Moses Walked Through Seven Heavens and Came Back Changed
Moses ascends through seven celestial realms, sees angels made of fire and snow, nearly falls meeting Sandalfon, and asks God why the righteous suffer.
Table of Contents
The Cloud That Did Not Stop at the Surface
Exodus says Moses entered the cloud. The cloud settled on Mount Sinai for six days and on the seventh day God called to Moses from inside it. Moses went in, and for forty days and forty nights he was in the cloud, receiving what he had come to receive.
The tradition that grew up around those forty days refused to leave them blank. It filled them with specificity: Moses did not sit in one place and listen. He traveled. He walked through seven heavens, each one built to a different specification, each one containing presences that altered his understanding of what he had understood before. He came back down carrying tablets of fire and a comprehension of the structure of the universe that no human being before him had possessed.
In the fifth heaven he stopped and stared.
Angels That Should Not Be Possible
The angels of the fifth heaven were unlike anything Moses had seen in the lower heavens. Their lower halves were made of snow. Their upper halves were blazing fire. Not metaphorically, not described as if they were fire and ice: literally composed of snow below and flame above, the two substances sharing a body without either of them destroying the other. The snow did not melt. The fire was not extinguished. The laws that governed matter at every level of the earth below simply did not apply to these presences.
The tradition explains this as a visual representation of a principle: God can hold opposites together without resolving them into each other. Fire and snow in a single body is a statement about divine power, not a paradox to be resolved. Moses stood in front of angels that demonstrated, by existing, that the categories he had used to understand the world were too small.
Sandalfon and the Nearly Falling
In the sixth heaven, Moses met Sandalfon, the angel who weaves the prayers of Israel into crowns for God. Sandalfon was so immense and so intensely present that Moses, standing before him, lost his balance. The tradition says he nearly fell out of the cloud entirely, that the encounter was of such magnitude it threatened to unmake him physically.
God reached out a hand and held him.
This is a detail that does not appear in Exodus, and its insertion into the account of Sinai says something specific: Moses going into the cloud was not a protected journey through a landscape designed for human traversal. It was a passage through presences that could have destroyed him, and what kept him alive was not his own strength or virtue but God holding him through the parts where he nearly fell.
He continued upward.
The Guided Tour of the Heavenly Temple
In what the tradition calls the fourth heaven, Moses found a Temple.
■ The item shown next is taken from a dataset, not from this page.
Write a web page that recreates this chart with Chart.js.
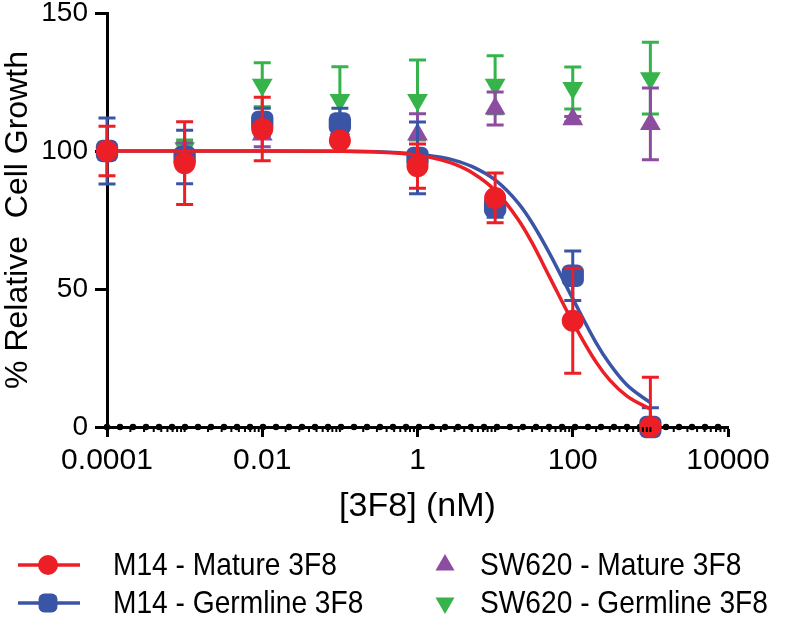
<!DOCTYPE html>
<html>
<head>
<meta charset="utf-8">
<script src="https://cdn.jsdelivr.net/npm/chart.js@4.4.1/dist/chart.umd.min.js"></script>
<style>
  html, body { margin: 0; padding: 0; background: #fff; }
  #wrap { width: 800px; height: 631px; }
</style>
</head>
<body>
<div id="wrap"><canvas id="doseChart" width="800" height="631"></canvas></div>
<script>
// concentrations (nM)
const concentrations = [0.0001, 0.001, 0.01, 0.1, 1, 10, 100, 1000];

// % relative cell growth (mean) and error (+/-) per series
const m14Mature = [100, 95.6, 108, 103.8, 94.5, 83, 38.5, 0];
const m14MatureErr = [9, 15, 11.5, 2, 8, 9, 19, 18];
const m14Germline = [100, 97.8, 110.5, 110, 97.5, 80, 54.8, 0];
const m14GermlineErr = [12, 9.7, 5, 5.5, 13, 4, 9, 7];
const sw620Mature = [100, 100, 106, 108, 106, 115.4, 111.5, 109.8];
const sw620MatureErr = [3, 3, 4.5, 3, 7.5, 6, 1, 13];
const sw620Germline = [100, 101, 124, 118.5, 118.5, 124, 122.8, 126.4];
const sw620GermlineErr = [3, 3, 8, 12, 14.5, 10.5, 7.6, 13];

// fitted curves
const fitX = [0.0001, 0.001, 0.01, 0.1, 0.3, 1, 2, 3, 5, 10, 20, 30, 50, 100, 200, 300, 500, 1000];
const m14MatureFit = [100, 100, 100, 99.9, 99.6, 98.5, 96.8, 95.2, 92.2, 85.7, 75, 66.7, 54.5, 38, 23.5, 17, 11.2, 6.5];
const m14GermlineFit = [100, 100, 100, 99.9, 99.7, 98.8, 97.7, 96.6, 94.4, 89.5, 81, 73.9, 63, 46.5, 30.5, 22.8, 15.2, 8.8];
const sw620FitX = [0.0001, 10000];
const sw620FitY = [0, 0];

// axes
const xTickValues = [0.0001, 0.01, 1, 100, 10000];
const yMin = 0, yMax = 150, yStep = 50;

const seriesLabels = ['M14 - Mature 3F8', 'M14 - Germline 3F8', 'SW620 - Mature 3F8', 'SW620 - Germline 3F8'];

const RED = '#ec1f26';
const BLUE = '#3a55a6';
const PURPLE = '#8c4da0';
const GREEN = '#36b34a';
const FONT = '"Liberation Sans", Arial, Helvetica, sans-serif';

function toPoints(xs, ys) {
    return xs.map((x, i) => ({ x: x, y: ys[i] }));
}

function pointSet(label, ys, errs, color, style, radius, rotation) {
    return {
        type: 'scatter',
        label: label,
        data: toPoints(concentrations, ys),
        errors: errs,
        backgroundColor: color,
        borderColor: color,
        borderWidth: 0,
        pointStyle: style,
        pointRadius: radius,
        pointRotation: rotation || 0,
        clip: false
    };
}

function fitSet(ys, color) {
    return {
        type: 'line',
        label: '',
        data: toPoints(fitX, ys),
        borderColor: color,
        borderWidth: 3.5,
        pointRadius: 0,
        cubicInterpolationMode: 'monotone',
        fill: false,
        clip: false
    };
}

// Draw the error bars of a series just before its markers
const errorBarPlugin = {
    id: 'errorBars',
    beforeDatasetDraw(chart, args) {
        const ds = chart.data.datasets[args.index];
        if (!ds.errors) return;
        const xs = chart.scales.x, ys = chart.scales.y;
        const ctx = chart.ctx;
        ctx.save();
        ctx.strokeStyle = ds.borderColor;
        ctx.lineWidth = 3;
        ds.data.forEach((p, i) => {
            const e = ds.errors[i];
            const px = xs.getPixelForValue(p.x);
            const top = ys.getPixelForValue(p.y + e);
            const bot = ys.getPixelForValue(Math.max(p.y - e, yMin));
            ctx.beginPath();
            ctx.moveTo(px, top);
            ctx.lineTo(px, bot);
            ctx.moveTo(px - 8.5, top);
            ctx.lineTo(px + 8.5, top);
            if (p.y - e >= yMin) {
                ctx.moveTo(px - 8.5, bot);
                ctx.lineTo(px + 8.5, bot);
            }
            ctx.stroke();
        });
        ctx.restore();
    }
};

// Minor log ticks under the x axis
const minorTickPlugin = {
    id: 'minorTicks',
    afterDraw(chart) {
        const xs = chart.scales.x;
        const ctx = chart.ctx;
        const y0 = chart.chartArea.bottom;
        ctx.save();
        ctx.strokeStyle = '#000';
        ctx.lineWidth = 2;
        for (let p = -4; p < 4; p++) {
            for (let k = 1; k <= 9; k++) {
                const v = k * Math.pow(10, p);
                if (k === 1 && p % 2 === 0) continue;
                const px = xs.getPixelForValue(v);
                ctx.beginPath();
                ctx.moveTo(px, y0);
                ctx.lineTo(px, y0 + 5);
                ctx.stroke();
            }
        }
        ctx.restore();
    }
};

// Two-column legend below the plot
const legendPlugin = {
    id: 'twoColLegend',
    afterDraw(chart) {
        const ctx = chart.ctx;
        const items = [
            { label: seriesLabels[0], color: RED, style: 'circle', r: 10, rot: 0, line: true, x: 48, y: 565 },
            { label: seriesLabels[1], color: BLUE, style: 'rectRounded', r: 11, rot: 0, line: true, x: 48, y: 603 },
            { label: seriesLabels[2], color: PURPLE, style: 'triangle', r: 11, rot: 0, line: false, x: 445, y: 565 },
            { label: seriesLabels[3], color: GREEN, style: 'triangle', r: 11, rot: 180, line: false, x: 445, y: 603 }
        ];
        ctx.save();
        items.forEach(it => {
            ctx.fillStyle = it.color;
            ctx.strokeStyle = it.color;
            if (it.line) {
                ctx.lineWidth = 3.5;
                ctx.beginPath();
                ctx.moveTo(it.x - 30, it.y);
                ctx.lineTo(it.x + 32, it.y);
                ctx.stroke();
            }
            Chart.helpers.drawPoint(ctx, {
                pointStyle: it.style, radius: it.r, rotation: it.rot, borderWidth: 0
            }, it.x, it.y);
            // slightly condensed text like the original
            const tx = it.x + 65 - (it.line ? 0 : 30);
            ctx.save();
            ctx.translate(tx, it.y);
            ctx.scale(0.88, 1);
            ctx.fillStyle = '#000';
            ctx.font = '32px ' + FONT;
            ctx.textBaseline = 'middle';
            ctx.textAlign = 'left';
            ctx.fillText(it.label, 0, 1);
            ctx.restore();
        });
        ctx.restore();
    }
};

const ctx = document.getElementById('doseChart').getContext('2d');

new Chart(ctx, {
    data: {
        datasets: [
            pointSet(seriesLabels[0], m14Mature, m14MatureErr, RED, 'circle', 11),
            fitSet(m14MatureFit, RED),
            pointSet(seriesLabels[1], m14Germline, m14GermlineErr, BLUE, 'rectRounded', 13),
            fitSet(m14GermlineFit, BLUE),
            pointSet(seriesLabels[2], sw620Mature, sw620MatureErr, PURPLE, 'triangle', 12),
            pointSet(seriesLabels[3], sw620Germline, sw620GermlineErr, GREEN, 'triangle', 12, 180),
            {
                type: 'line',
                label: '',
                data: toPoints(sw620FitX, sw620FitY),
                borderColor: '#000',
                borderWidth: 6.5,
                borderDash: [0, 13],
                borderCapStyle: 'round',
                pointRadius: 0,
                clip: false
            }
        ]
    },
    options: {
        responsive: false,
        animation: false,
        devicePixelRatio: 1,
        layout: { padding: { left: 0, top: 13, right: 72, bottom: 104 } },
        plugins: {
            legend: { display: false },
            tooltip: { enabled: false }
        },
        scales: {
            x: {
                type: 'logarithmic',
                min: 0.0001,
                max: 10000,
                afterBuildTicks: scale => {
                    scale.ticks = xTickValues.map(v => ({ value: v }));
                },
                afterFit: scale => { scale.height = 100; },
                border: { display: true, color: '#000', width: 3 },
                grid: { drawOnChartArea: false, drawTicks: true, tickLength: 10, tickWidth: 3, tickColor: '#000' },
                ticks: {
                    autoSkip: false,
                    maxRotation: 0,
                    padding: 6,
                    color: '#000',
                    font: { family: FONT, size: 30, lineHeight: 1.2 },
                    callback: v => String(v)
                },
                title: {
                    display: true,
                    text: '[3F8] (nM)',
                    color: '#000',
                    font: { family: FONT, size: 34, lineHeight: 1 },
                    padding: { top: 0, bottom: 3 }
                }
            },
            y: {
                type: 'linear',
                min: yMin,
                max: yMax,
                afterFit: scale => {
                    scale.width = 107;
                    scale.paddingTop = 0;
                    scale.paddingBottom = 0;
                },
                border: { display: true, color: '#000', width: 3 },
                grid: { drawOnChartArea: false, drawTicks: true, tickLength: 12, tickWidth: 3, tickColor: '#000' },
                ticks: {
                    stepSize: yStep,
                    padding: 7,
                    color: '#000',
                    font: { family: FONT, size: 28, lineHeight: 1.2 }
                },
                title: {
                    display: true,
                    text: '% Relative  Cell Growth',
                    color: '#000',
                    font: { family: FONT, size: 32, lineHeight: 1 },
                    padding: { top: 2, bottom: 0 }
                }
            }
        }
    },
    plugins: [errorBarPlugin, minorTickPlugin, legendPlugin]
});
</script>
</body>
</html>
Not a building constructed to earthly specifications. A Temple made entirely of fire. Red fire for the pillars. Green fire for the staves, the poles that would normally be made of wood. White fire for the thresholds. Gates like carbuncle, pinnacles of ruby. The service inside this Temple was ongoing: angels at altars that were themselves fire, offering what could be offered in a sanctuary built from the substance of divine fury and divine light simultaneously.
God showed Moses this Temple explicitly, as a pattern. The Tabernacle he would build in the wilderness would be a copy of it, a human-scale approximation made of acacia wood and hammered gold instead of colored fire. Moses was being shown the original so that the copy he made would carry something of the original's purpose even if it could not reproduce its material.
The Two Angels of Anger and Wrath in the Seventh Heaven
At the top, in the seventh heaven, Moses encountered Af and Hemah. Anger and Wrath. Each five hundred parasangs tall, forged from chains of black and red fire, created at the beginning of time to serve as the instruments of divine fury when divine fury was finally deployed. They stood in the seventh heaven waiting. They had been waiting since the beginning of creation.
Moses nearly fell again. God held him again.
These angels would be released at the Reed Sea to act against the Egyptian army. Moses had seen them before any of that happened. He had seen what was being kept in reserve. When he stood at the shore of the sea later and raised his staff, he knew something about what was about to be released that no one around him knew.
The Question Moses Could Not Stop Asking
Somewhere in the forty days, Moses asked God why the righteous suffer and the wicked prosper. He had pressed against that question. He had seen the entire structure of the heavens, the fire-and-snow angels, the temples of colored flame, the massive presences waiting to be deployed. He had seen that there was an order to things that operated at a scale beyond human comprehension. And still the question would not leave him: why do good people suffer? What is the justice in that?
God answered him, but the answer the tradition preserves is not a full explanation. God told Moses that there are some things that cannot be fully explained from inside a human life. Moses understood, and the tradition records that he accepted the answer. But it also records that he had asked, and that the asking was part of what the forty days were for.